DIRECTIONS: Go through the listing beneath this task and return every line that carries the string "picture".
** BEGIN DATA SECTION **
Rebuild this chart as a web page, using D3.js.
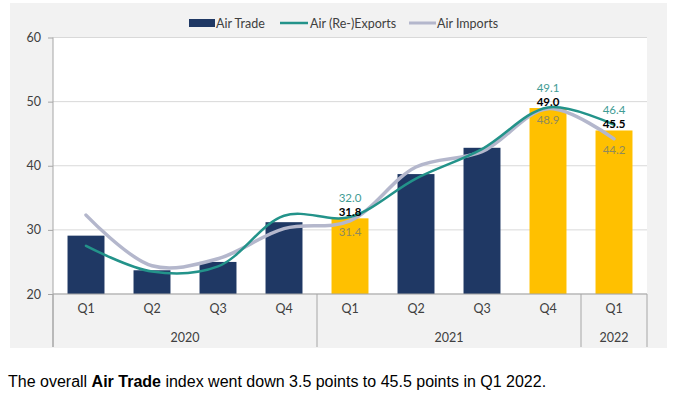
<!DOCTYPE html>
<html>
<head>
<meta charset="utf-8">
<script src="https://cdn.jsdelivr.net/npm/d3@7"></script>
<style>
  body { margin: 0; background: #fff; }
  svg text { font-family: Lato, 'Open Sans', sans-serif; }
</style>
</head>
<body>
<div id="chart"></div>
<script>
// data
const quarters = ['Q1', 'Q2', 'Q3', 'Q4', 'Q1', 'Q2', 'Q3', 'Q4', 'Q1'];
const years = ['2020', '2021', '2022'];
const yearSpans = [[0, 3], [4, 7], [8, 8]];
const airTrade = [29.1, 23.7, 25.0, 31.2, 31.8, 38.7, 42.8, 49.0, 45.5];
const airExports = [27.5, 23.5, 24.3, 32.2, 32.0, 38.0, 42.6, 49.1, 46.4];
const airImports = [32.3, 24.4, 25.5, 30.2, 31.4, 39.8, 42.2, 48.9, 44.2];
const highlighted = [4, 7, 8];
const yTicks = [20, 30, 40, 50, 60];
const seriesNames = ['Air Trade', 'Air (Re-)Exports', 'Air Imports'];

const width = 684;
const height = 396;

const navy = '#1f3864';
const gold = '#ffc000';
const teal = '#23938a';
const lilac = '#b4b7cc';

const svg = d3.select('#chart')
  .append('svg')
  .attr('width', width)
  .attr('height', height)

// chart panel + plot area
svg.append('rect')
   .attr('x', 10).attr('y', 3)
   .attr('width', 657).attr('height', 345)
   .style('fill', '#f2f2f2')

const xScale = d3.scaleBand()
  .domain(d3.range(quarters.length))
  .range([53, 647])
  .paddingInner(0.44)
  .paddingOuter(0.22)

const yScale = d3.scaleLinear()
  .domain([20, 60])
  .range([294, 37.5])

const cx = (i) => xScale(i) + xScale.bandwidth() / 2;

svg.append('rect')
   .attr('x', 53).attr('y', yScale(60))
   .attr('width', 594).attr('height', yScale(20) - yScale(60))
   .style('fill', '#fff')

// gridlines
svg.append('g')
   .selectAll('line')
   .data(yTicks)
   .enter()
   .append('line')
   .attr('x1', 53).attr('x2', 647)
   .attr('y1', (d) => yScale(d)).attr('y2', (d) => yScale(d))
   .style('stroke', '#d9d9d9')

// y axis
const yAxis = d3.axisLeft(yScale).tickValues(yTicks).tickSize(5).tickPadding(7);
const yg = svg.append('g')
   .attr('transform', 'translate(53, 0)')
   .call(yAxis)
yg.select('.domain').remove();
yg.selectAll('line').style('stroke', '#a6a6a6');
yg.selectAll('text').style('font-size', '12.5px').style('fill', '#404040').style('font-family', 'Lato, sans-serif');

svg.append('line')
   .attr('x1', 53).attr('x2', 53)
   .attr('y1', yScale(60)).attr('y2', 347)
   .style('stroke', '#a6a6a6')

// bars
svg.selectAll('.bar')
   .data(airTrade)
   .enter()
   .append('rect')
   .attr('class', 'bar')
   .attr('x', (d, i) => xScale(i))
   .attr('y', (d) => yScale(d))
   .attr('width', xScale.bandwidth())
   .attr('height', (d) => yScale(20) - yScale(d))
   .style('fill', (d, i) => highlighted.includes(i) ? gold : navy)

// category axis
svg.append('line')
   .attr('x1', 53).attr('x2', 647)
   .attr('y1', yScale(20)).attr('y2', yScale(20))
   .style('stroke', '#a6a6a6')

const xAxis = d3.axisBottom(xScale).tickSize(0).tickPadding(10).tickFormat((i) => quarters[i]);
const xg = svg.append('g')
   .attr('transform', 'translate(0, ' + yScale(20) + ')')
   .call(xAxis)
xg.select('.domain').remove();
xg.selectAll('text').style('font-size', '12.5px').style('fill', '#404040').style('font-family', 'Lato, sans-serif');

// year separators and labels
const seps = [0].concat(yearSpans.map((s) => s[1] + 1));
svg.append('g')
   .selectAll('line')
   .data(seps)
   .enter()
   .append('line')
   .attr('x1', (d) => d === quarters.length ? 647 : xScale(d) - xScale.step() * xScale.paddingInner() / 2)
   .attr('x2', (d) => d === quarters.length ? 647 : xScale(d) - xScale.step() * xScale.paddingInner() / 2)
   .attr('y1', yScale(20)).attr('y2', 347)
   .style('stroke', '#a6a6a6')

svg.append('g')
   .selectAll('text')
   .data(years)
   .enter()
   .append('text')
   .text((d) => d)
   .attr('x', (d, i) => (cx(yearSpans[i][0]) + cx(yearSpans[i][1])) / 2)
   .attr('y', 342)
   .attr('text-anchor', 'middle')
   .style('font-size', '12.5px')
   .style('fill', '#404040')

// smoothed lines
const line = d3.line()
  .x((d, i) => cx(i))
  .y((d) => yScale(d))
  .curve(d3.curveCatmullRom)

svg.append('path')
   .datum(airImports)
   .attr('d', line)
   .style('fill', 'none')
   .style('stroke', lilac)
   .style('stroke-width', 3.5)
   .style('stroke-linecap', 'round')

svg.append('path')
   .datum(airExports)
   .attr('d', line)
   .style('fill', 'none')
   .style('stroke', teal)
   .style('stroke-width', 2.5)
   .style('stroke-linecap', 'round')

// data labels
const labels = svg.append('g').attr('text-anchor', 'middle').style('font-size', '11.5px');
highlighted.forEach((i) => {
  const base = yScale(airTrade[i]) - 2;
  labels.append('text')
        .text(airExports[i].toFixed(1))
        .attr('x', cx(i)).attr('y', base - 14)
        .style('fill', '#3f9c94')
  labels.append('text')
        .text(airTrade[i].toFixed(1))
        .attr('x', cx(i)).attr('y', base)
        .style('fill', '#000')
        .style('font-weight', 'bold')
  labels.append('text')
        .text(airImports[i].toFixed(1))
        .attr('x', cx(i)).attr('y', yScale(airImports[i]) + 15)
        .style('fill', '#8f8a5e')
});

// legend
const legend = svg.append('g').style('font-size', '12.5px');
const legendX = [189, 280, 409];
const legendTextX = [216, 310, 437];
legend.append('rect')
      .attr('x', legendX[0]).attr('y', 19)
      .attr('width', 26).attr('height', 8)
      .style('fill', navy)
legend.append('line')
      .attr('x1', legendX[1]).attr('x2', legendX[1] + 28)
      .attr('y1', 23).attr('y2', 23)
      .style('stroke', teal).style('stroke-width', 2.5)
legend.append('line')
      .attr('x1', legendX[2]).attr('x2', legendX[2] + 27)
      .attr('y1', 23).attr('y2', 23)
      .style('stroke', lilac).style('stroke-width', 3)
seriesNames.forEach((name, i) => {
  legend.append('text')
        .text(name)
        .attr('x', legendTextX[i]).attr('y', 27.5)
        .style('fill', '#404040')
});

// caption
const caption = svg.append('text')
   .attr('x', 8).attr('y', 387)
   .style('font-family', "'Liberation Sans', Arial, sans-serif")
   .style('font-size', '16px')
   .style('fill', '#000')
caption.append('tspan').text('The overall ');
caption.append('tspan').text('Air Trade').style('font-weight', 'bold');
caption.append('tspan').text(' index went down 3.5 points to 45.5 points in Q1 2022.');
</script>
</body>
</html>
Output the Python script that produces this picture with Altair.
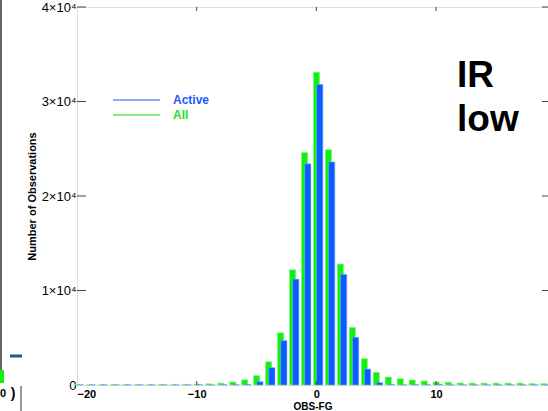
** END DATA SECTION **
REPLY:
Output the Python script that produces this picture with Altair.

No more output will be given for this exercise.